____ Excerpted data

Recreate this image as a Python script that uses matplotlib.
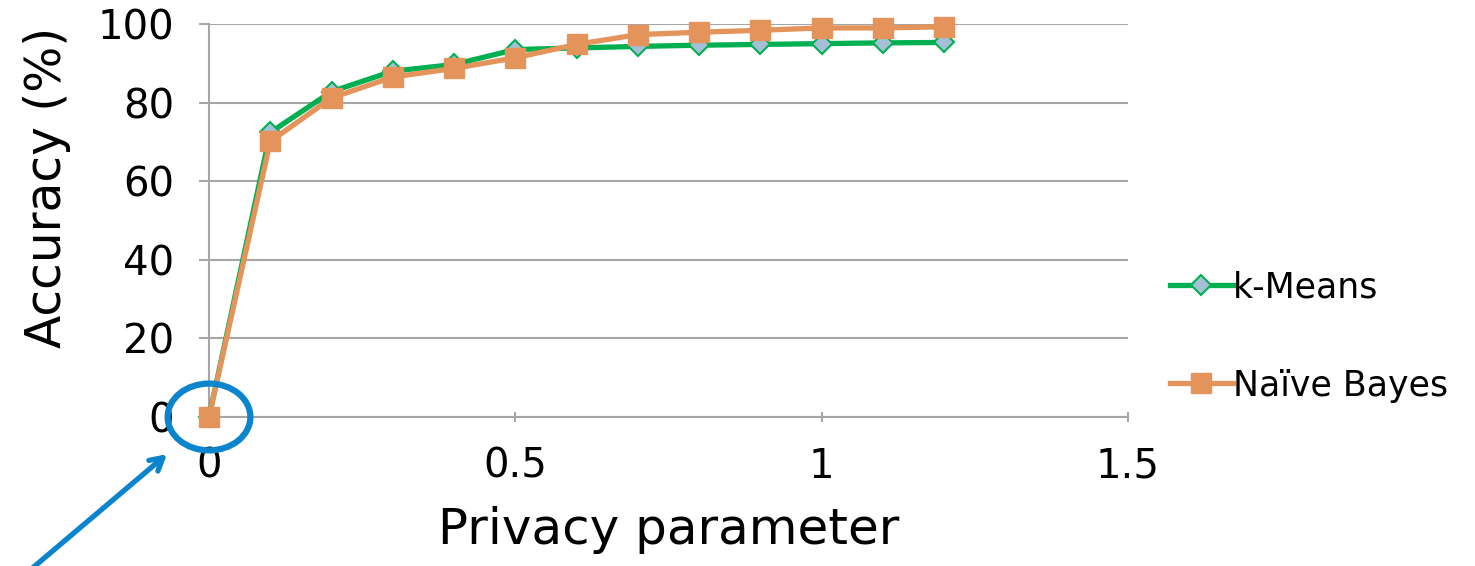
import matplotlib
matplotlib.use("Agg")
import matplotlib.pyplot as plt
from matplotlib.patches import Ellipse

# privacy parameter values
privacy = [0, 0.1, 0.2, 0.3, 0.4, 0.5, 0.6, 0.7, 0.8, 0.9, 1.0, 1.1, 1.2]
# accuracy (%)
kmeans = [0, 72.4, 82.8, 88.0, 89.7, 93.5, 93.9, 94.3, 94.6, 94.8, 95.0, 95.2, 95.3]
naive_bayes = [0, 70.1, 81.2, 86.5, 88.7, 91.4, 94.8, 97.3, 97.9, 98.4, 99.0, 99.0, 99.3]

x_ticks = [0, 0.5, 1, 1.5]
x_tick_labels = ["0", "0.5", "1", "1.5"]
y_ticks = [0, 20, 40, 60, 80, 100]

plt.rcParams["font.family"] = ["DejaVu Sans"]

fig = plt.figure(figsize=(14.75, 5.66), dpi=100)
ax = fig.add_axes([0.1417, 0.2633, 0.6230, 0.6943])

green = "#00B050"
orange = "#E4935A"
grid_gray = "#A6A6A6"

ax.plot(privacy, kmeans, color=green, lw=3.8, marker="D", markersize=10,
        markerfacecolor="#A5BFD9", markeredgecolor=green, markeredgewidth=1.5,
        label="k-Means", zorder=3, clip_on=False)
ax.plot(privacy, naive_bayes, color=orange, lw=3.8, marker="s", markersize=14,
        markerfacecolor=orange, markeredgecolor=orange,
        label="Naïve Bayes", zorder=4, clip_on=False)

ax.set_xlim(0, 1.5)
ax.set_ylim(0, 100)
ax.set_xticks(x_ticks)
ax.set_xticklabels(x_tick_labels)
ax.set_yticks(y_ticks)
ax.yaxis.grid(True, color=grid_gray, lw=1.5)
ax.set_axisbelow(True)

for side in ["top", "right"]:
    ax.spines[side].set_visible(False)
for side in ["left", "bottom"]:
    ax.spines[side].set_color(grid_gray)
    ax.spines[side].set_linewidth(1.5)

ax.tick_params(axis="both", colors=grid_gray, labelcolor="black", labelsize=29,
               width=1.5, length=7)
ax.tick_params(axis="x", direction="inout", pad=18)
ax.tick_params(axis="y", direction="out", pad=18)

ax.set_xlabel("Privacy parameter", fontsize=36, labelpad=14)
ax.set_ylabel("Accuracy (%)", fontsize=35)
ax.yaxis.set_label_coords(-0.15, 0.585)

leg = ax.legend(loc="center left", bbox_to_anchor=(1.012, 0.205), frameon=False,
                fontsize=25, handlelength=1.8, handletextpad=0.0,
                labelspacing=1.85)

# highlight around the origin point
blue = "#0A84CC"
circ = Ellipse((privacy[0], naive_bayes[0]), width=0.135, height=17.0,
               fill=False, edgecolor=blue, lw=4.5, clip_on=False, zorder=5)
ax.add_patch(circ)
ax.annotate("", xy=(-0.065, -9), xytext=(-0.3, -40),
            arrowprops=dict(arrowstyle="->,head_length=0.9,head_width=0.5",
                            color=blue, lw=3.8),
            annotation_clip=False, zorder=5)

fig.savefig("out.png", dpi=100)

________
____ Excerpted data

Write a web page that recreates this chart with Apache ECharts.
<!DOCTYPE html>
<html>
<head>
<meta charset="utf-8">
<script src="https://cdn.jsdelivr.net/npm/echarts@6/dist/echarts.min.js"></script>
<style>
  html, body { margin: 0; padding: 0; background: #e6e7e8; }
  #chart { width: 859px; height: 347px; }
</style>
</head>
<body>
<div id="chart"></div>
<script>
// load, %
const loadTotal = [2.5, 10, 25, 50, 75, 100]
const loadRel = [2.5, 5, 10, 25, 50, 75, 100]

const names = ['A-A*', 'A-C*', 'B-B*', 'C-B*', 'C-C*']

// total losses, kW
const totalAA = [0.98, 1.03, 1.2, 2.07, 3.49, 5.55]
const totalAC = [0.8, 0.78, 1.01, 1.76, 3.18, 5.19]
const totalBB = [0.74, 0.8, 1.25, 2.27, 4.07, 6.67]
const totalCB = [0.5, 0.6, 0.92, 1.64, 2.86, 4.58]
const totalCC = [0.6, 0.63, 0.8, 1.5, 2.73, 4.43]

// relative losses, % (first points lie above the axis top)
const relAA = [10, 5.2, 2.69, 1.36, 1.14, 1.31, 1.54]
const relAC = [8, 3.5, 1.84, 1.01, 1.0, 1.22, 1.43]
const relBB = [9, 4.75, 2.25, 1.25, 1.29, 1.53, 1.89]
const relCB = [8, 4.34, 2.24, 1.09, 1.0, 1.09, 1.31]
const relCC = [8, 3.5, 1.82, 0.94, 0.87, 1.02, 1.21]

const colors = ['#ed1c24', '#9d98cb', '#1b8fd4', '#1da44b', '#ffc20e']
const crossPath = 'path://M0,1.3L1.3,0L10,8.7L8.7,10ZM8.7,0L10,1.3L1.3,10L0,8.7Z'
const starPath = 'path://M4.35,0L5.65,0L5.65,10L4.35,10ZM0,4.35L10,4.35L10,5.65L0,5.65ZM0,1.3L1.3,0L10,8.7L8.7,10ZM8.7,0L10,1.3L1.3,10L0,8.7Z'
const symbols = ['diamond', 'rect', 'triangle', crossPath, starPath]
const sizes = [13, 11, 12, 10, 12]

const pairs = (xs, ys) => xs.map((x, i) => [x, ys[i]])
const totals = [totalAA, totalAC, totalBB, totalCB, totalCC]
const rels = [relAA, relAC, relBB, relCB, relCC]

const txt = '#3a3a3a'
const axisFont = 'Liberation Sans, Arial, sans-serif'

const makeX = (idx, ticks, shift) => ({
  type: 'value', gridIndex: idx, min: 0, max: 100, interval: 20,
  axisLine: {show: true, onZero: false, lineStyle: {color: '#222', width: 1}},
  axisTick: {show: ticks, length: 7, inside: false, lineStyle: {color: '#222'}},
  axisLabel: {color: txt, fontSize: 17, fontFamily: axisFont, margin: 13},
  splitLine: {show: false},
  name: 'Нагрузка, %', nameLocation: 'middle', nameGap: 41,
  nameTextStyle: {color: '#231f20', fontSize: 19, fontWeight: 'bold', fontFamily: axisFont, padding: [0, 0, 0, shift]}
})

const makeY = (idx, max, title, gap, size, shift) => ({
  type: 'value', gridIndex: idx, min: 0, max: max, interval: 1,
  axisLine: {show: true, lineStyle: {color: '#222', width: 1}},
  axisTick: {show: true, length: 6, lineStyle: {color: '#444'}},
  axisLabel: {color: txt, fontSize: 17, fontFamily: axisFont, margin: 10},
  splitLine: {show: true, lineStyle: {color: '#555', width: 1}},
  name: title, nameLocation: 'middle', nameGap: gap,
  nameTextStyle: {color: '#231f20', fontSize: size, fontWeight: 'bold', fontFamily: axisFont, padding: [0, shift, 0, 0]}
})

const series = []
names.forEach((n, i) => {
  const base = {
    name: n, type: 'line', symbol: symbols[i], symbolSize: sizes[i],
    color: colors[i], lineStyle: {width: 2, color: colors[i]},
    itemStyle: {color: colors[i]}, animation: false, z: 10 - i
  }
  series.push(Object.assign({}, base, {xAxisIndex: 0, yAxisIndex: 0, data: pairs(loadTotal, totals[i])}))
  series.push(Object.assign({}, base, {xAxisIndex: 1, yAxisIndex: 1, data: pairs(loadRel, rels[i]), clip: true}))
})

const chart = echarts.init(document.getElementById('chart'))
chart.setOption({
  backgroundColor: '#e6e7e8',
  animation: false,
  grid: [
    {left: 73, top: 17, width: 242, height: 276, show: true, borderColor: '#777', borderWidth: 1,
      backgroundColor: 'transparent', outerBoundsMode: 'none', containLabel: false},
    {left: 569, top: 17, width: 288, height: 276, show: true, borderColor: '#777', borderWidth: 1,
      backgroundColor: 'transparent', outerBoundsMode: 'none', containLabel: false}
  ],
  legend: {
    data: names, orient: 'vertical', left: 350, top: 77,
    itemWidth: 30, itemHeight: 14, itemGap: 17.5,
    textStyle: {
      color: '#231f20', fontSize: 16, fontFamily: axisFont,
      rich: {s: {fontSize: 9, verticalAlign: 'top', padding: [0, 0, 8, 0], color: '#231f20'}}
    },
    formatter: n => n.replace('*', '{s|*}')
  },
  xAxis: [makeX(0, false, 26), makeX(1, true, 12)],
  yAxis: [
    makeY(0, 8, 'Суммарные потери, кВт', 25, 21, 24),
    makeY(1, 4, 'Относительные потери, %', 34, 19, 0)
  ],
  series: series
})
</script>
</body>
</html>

________

▸ **The problem**: Nothing but the lines from the one containing "Recreate this image" through the one containing "from matplotlib.patches import Ellipse" should be echoed, each exactly as it stands; pictures are excluded.

▸ **Problem solution**:
Recreate this image as a Python script that uses matplotlib.
import matplotlib
matplotlib.use("Agg")
import matplotlib.pyplot as plt
from matplotlib.patches import Ellipse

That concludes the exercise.